## BEGIN

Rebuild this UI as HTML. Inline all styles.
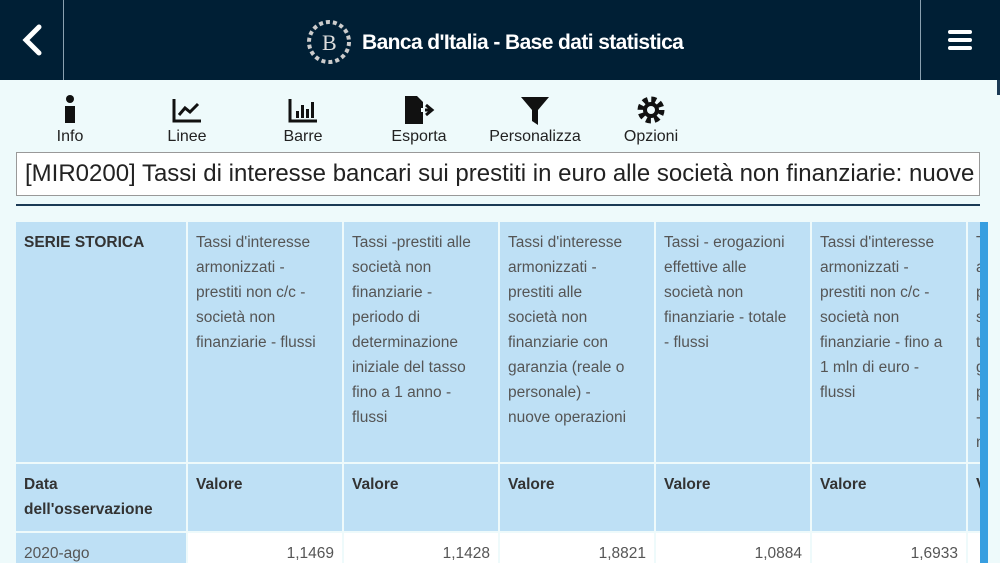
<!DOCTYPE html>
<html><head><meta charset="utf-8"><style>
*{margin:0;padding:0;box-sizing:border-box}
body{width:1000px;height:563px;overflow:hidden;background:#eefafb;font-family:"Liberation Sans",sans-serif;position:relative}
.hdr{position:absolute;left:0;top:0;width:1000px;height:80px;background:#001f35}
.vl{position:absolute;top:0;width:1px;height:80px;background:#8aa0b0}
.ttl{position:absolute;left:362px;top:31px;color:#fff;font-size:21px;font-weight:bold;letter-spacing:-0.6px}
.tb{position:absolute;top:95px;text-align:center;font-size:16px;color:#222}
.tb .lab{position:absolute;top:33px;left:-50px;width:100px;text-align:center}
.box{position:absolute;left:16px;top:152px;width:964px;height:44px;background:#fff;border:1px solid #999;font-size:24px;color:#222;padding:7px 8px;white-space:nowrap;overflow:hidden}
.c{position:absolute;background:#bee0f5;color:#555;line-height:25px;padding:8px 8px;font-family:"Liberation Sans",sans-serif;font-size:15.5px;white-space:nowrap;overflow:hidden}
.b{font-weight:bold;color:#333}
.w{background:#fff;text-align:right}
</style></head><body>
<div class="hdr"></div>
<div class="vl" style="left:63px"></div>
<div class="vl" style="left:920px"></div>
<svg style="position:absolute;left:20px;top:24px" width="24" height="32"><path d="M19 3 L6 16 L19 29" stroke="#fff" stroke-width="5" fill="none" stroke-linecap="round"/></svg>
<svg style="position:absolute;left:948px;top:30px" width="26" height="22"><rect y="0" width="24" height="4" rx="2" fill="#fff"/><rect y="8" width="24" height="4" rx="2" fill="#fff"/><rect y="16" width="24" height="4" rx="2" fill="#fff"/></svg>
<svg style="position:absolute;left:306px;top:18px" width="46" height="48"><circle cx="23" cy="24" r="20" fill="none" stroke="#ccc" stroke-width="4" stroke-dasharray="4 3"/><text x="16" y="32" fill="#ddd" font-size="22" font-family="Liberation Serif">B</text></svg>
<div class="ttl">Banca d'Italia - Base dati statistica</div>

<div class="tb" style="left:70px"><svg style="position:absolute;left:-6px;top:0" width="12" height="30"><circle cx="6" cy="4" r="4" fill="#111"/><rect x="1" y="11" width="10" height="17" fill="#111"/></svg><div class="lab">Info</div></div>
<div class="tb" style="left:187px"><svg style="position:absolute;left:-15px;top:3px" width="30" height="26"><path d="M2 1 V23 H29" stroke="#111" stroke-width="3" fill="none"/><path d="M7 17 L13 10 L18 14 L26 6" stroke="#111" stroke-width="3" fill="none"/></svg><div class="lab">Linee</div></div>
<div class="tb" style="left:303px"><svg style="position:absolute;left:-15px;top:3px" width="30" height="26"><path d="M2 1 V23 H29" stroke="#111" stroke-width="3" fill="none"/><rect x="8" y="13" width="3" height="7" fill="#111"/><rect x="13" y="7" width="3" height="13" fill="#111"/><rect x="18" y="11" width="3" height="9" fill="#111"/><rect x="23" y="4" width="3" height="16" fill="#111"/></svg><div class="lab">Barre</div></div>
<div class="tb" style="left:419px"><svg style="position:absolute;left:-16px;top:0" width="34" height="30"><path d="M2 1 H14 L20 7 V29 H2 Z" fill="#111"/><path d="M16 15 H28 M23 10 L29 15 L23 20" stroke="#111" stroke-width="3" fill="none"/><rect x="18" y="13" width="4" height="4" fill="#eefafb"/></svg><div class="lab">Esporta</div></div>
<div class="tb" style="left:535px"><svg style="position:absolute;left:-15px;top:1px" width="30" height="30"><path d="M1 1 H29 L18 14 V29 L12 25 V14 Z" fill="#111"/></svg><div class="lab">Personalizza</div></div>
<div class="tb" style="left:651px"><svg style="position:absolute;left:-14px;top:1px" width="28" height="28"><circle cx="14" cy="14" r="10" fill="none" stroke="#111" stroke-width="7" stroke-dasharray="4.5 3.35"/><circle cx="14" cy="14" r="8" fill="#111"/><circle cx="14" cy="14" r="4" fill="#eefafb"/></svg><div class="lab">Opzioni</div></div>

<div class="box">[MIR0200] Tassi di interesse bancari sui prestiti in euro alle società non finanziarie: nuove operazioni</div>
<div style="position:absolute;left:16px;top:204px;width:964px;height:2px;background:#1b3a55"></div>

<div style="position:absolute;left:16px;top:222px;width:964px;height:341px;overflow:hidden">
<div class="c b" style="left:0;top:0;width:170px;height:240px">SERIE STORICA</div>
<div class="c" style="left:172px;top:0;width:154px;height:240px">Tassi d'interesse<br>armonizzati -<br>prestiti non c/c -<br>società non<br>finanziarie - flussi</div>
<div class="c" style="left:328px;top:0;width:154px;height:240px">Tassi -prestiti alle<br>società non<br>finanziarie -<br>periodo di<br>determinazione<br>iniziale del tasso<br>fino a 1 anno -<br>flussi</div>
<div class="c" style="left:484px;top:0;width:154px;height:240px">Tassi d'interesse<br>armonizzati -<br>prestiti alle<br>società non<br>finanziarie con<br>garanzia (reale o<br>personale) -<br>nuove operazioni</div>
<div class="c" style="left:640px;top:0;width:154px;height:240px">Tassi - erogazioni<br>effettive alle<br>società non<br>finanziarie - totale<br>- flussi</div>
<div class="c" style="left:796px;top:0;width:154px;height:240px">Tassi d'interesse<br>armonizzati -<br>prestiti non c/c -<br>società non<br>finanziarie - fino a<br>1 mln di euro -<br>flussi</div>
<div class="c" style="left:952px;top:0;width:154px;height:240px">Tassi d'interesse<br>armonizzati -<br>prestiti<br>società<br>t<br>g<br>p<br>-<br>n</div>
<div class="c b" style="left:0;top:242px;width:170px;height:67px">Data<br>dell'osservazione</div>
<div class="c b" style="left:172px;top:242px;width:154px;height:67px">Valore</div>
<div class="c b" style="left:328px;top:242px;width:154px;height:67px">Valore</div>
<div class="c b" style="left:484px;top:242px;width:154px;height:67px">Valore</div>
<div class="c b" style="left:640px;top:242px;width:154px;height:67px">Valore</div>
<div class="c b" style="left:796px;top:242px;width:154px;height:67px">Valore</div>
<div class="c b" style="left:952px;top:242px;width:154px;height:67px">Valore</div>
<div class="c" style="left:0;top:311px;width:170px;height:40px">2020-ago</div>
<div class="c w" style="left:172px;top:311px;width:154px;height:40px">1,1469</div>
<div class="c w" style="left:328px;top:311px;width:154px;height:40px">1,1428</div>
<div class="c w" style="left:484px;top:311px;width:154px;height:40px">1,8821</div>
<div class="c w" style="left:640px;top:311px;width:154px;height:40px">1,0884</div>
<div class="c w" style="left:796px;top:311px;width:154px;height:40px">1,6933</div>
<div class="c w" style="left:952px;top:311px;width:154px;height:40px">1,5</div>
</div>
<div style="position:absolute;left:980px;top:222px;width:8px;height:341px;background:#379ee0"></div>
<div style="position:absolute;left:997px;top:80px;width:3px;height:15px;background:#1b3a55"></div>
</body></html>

## END

→ What to work on
The material above holds pictures; copy everything else in it exactly.

→ Response to the exercise
Rebuild this UI as HTML. Inline all styles.
<!DOCTYPE html>
<html><head><meta charset="utf-8"><style>
*{margin:0;padding:0;box-sizing:border-box}
body{width:1000px;height:563px;overflow:hidden;background:#eefafb;font-family:"Liberation Sans",sans-serif;position:relative}
.hdr{position:absolute;left:0;top:0;width:1000px;height:80px;background:#001f35}
.vl{position:absolute;top:0;width:1px;height:80px;background:#8aa0b0}
.ttl{position:absolute;left:362px;top:31px;color:#fff;font-size:21px;font-weight:bold;letter-spacing:-0.6px}
.tb{position:absolute;top:95px;text-align:center;font-size:16px;color:#222}
.tb .lab{position:absolute;top:33px;left:-50px;width:100px;text-align:center}
.box{position:absolute;left:16px;top:152px;width:964px;height:44px;background:#fff;border:1px solid #999;font-size:24px;color:#222;padding:7px 8px;white-space:nowrap;overflow:hidden}
.c{position:absolute;background:#bee0f5;color:#555;line-height:25px;padding:8px 8px;font-family:"Liberation Sans",sans-serif;font-size:15.5px;white-space:nowrap;overflow:hidden}
.b{font-weight:bold;color:#333}
.w{background:#fff;text-align:right}
</style></head><body>
<div class="hdr"></div>
<div class="vl" style="left:63px"></div>
<div class="vl" style="left:920px"></div>
<svg style="position:absolute;left:20px;top:24px" width="24" height="32"><path d="M19 3 L6 16 L19 29" stroke="#fff" stroke-width="5" fill="none" stroke-linecap="round"/></svg>
<svg style="position:absolute;left:948px;top:30px" width="26" height="22"><rect y="0" width="24" height="4" rx="2" fill="#fff"/><rect y="8" width="24" height="4" rx="2" fill="#fff"/><rect y="16" width="24" height="4" rx="2" fill="#fff"/></svg>
<svg style="position:absolute;left:306px;top:18px" width="46" height="48"><circle cx="23" cy="24" r="20" fill="none" stroke="#ccc" stroke-width="4" stroke-dasharray="4 3"/><text x="16" y="32" fill="#ddd" font-size="22" font-family="Liberation Serif">B</text></svg>
<div class="ttl">Banca d'Italia - Base dati statistica</div>

<div class="tb" style="left:70px"><svg style="position:absolute;left:-6px;top:0" width="12" height="30"><circle cx="6" cy="4" r="4" fill="#111"/><rect x="1" y="11" width="10" height="17" fill="#111"/></svg><div class="lab">Info</div></div>
<div class="tb" style="left:187px"><svg style="position:absolute;left:-15px;top:3px" width="30" height="26"><path d="M2 1 V23 H29" stroke="#111" stroke-width="3" fill="none"/><path d="M7 17 L13 10 L18 14 L26 6" stroke="#111" stroke-width="3" fill="none"/></svg><div class="lab">Linee</div></div>
<div class="tb" style="left:303px"><svg style="position:absolute;left:-15px;top:3px" width="30" height="26"><path d="M2 1 V23 H29" stroke="#111" stroke-width="3" fill="none"/><rect x="8" y="13" width="3" height="7" fill="#111"/><rect x="13" y="7" width="3" height="13" fill="#111"/><rect x="18" y="11" width="3" height="9" fill="#111"/><rect x="23" y="4" width="3" height="16" fill="#111"/></svg><div class="lab">Barre</div></div>
<div class="tb" style="left:419px"><svg style="position:absolute;left:-16px;top:0" width="34" height="30"><path d="M2 1 H14 L20 7 V29 H2 Z" fill="#111"/><path d="M16 15 H28 M23 10 L29 15 L23 20" stroke="#111" stroke-width="3" fill="none"/><rect x="18" y="13" width="4" height="4" fill="#eefafb"/></svg><div class="lab">Esporta</div></div>
<div class="tb" style="left:535px"><svg style="position:absolute;left:-15px;top:1px" width="30" height="30"><path d="M1 1 H29 L18 14 V29 L12 25 V14 Z" fill="#111"/></svg><div class="lab">Personalizza</div></div>
<div class="tb" style="left:651px"><svg style="position:absolute;left:-14px;top:1px" width="28" height="28"><circle cx="14" cy="14" r="10" fill="none" stroke="#111" stroke-width="7" stroke-dasharray="4.5 3.35"/><circle cx="14" cy="14" r="8" fill="#111"/><circle cx="14" cy="14" r="4" fill="#eefafb"/></svg><div class="lab">Opzioni</div></div>

<div class="box">[MIR0200] Tassi di interesse bancari sui prestiti in euro alle società non finanziarie: nuove operazioni</div>
<div style="position:absolute;left:16px;top:204px;width:964px;height:2px;background:#1b3a55"></div>

<div style="position:absolute;left:16px;top:222px;width:964px;height:341px;overflow:hidden">
<div class="c b" style="left:0;top:0;width:170px;height:240px">SERIE STORICA</div>
<div class="c" style="left:172px;top:0;width:154px;height:240px">Tassi d'interesse<br>armonizzati -<br>prestiti non c/c -<br>società non<br>finanziarie - flussi</div>
<div class="c" style="left:328px;top:0;width:154px;height:240px">Tassi -prestiti alle<br>società non<br>finanziarie -<br>periodo di<br>determinazione<br>iniziale del tasso<br>fino a 1 anno -<br>flussi</div>
<div class="c" style="left:484px;top:0;width:154px;height:240px">Tassi d'interesse<br>armonizzati -<br>prestiti alle<br>società non<br>finanziarie con<br>garanzia (reale o<br>personale) -<br>nuove operazioni</div>
<div class="c" style="left:640px;top:0;width:154px;height:240px">Tassi - erogazioni<br>effettive alle<br>società non<br>finanziarie - totale<br>- flussi</div>
<div class="c" style="left:796px;top:0;width:154px;height:240px">Tassi d'interesse<br>armonizzati -<br>prestiti non c/c -<br>società non<br>finanziarie - fino a<br>1 mln di euro -<br>flussi</div>
<div class="c" style="left:952px;top:0;width:154px;height:240px">Tassi d'interesse<br>armonizzati -<br>prestiti<br>società<br>t<br>g<br>p<br>-<br>n</div>
<div class="c b" style="left:0;top:242px;width:170px;height:67px">Data<br>dell'osservazione</div>
<div class="c b" style="left:172px;top:242px;width:154px;height:67px">Valore</div>
<div class="c b" style="left:328px;top:242px;width:154px;height:67px">Valore</div>
<div class="c b" style="left:484px;top:242px;width:154px;height:67px">Valore</div>
<div class="c b" style="left:640px;top:242px;width:154px;height:67px">Valore</div>
<div class="c b" style="left:796px;top:242px;width:154px;height:67px">Valore</div>
<div class="c b" style="left:952px;top:242px;width:154px;height:67px">Valore</div>
<div class="c" style="left:0;top:311px;width:170px;height:40px">2020-ago</div>
<div class="c w" style="left:172px;top:311px;width:154px;height:40px">1,1469</div>
<div class="c w" style="left:328px;top:311px;width:154px;height:40px">1,1428</div>
<div class="c w" style="left:484px;top:311px;width:154px;height:40px">1,8821</div>
<div class="c w" style="left:640px;top:311px;width:154px;height:40px">1,0884</div>
<div class="c w" style="left:796px;top:311px;width:154px;height:40px">1,6933</div>
<div class="c w" style="left:952px;top:311px;width:154px;height:40px">1,5</div>
</div>
<div style="position:absolute;left:980px;top:222px;width:8px;height:341px;background:#379ee0"></div>
<div style="position:absolute;left:997px;top:80px;width:3px;height:15px;background:#1b3a55"></div>
</body></html>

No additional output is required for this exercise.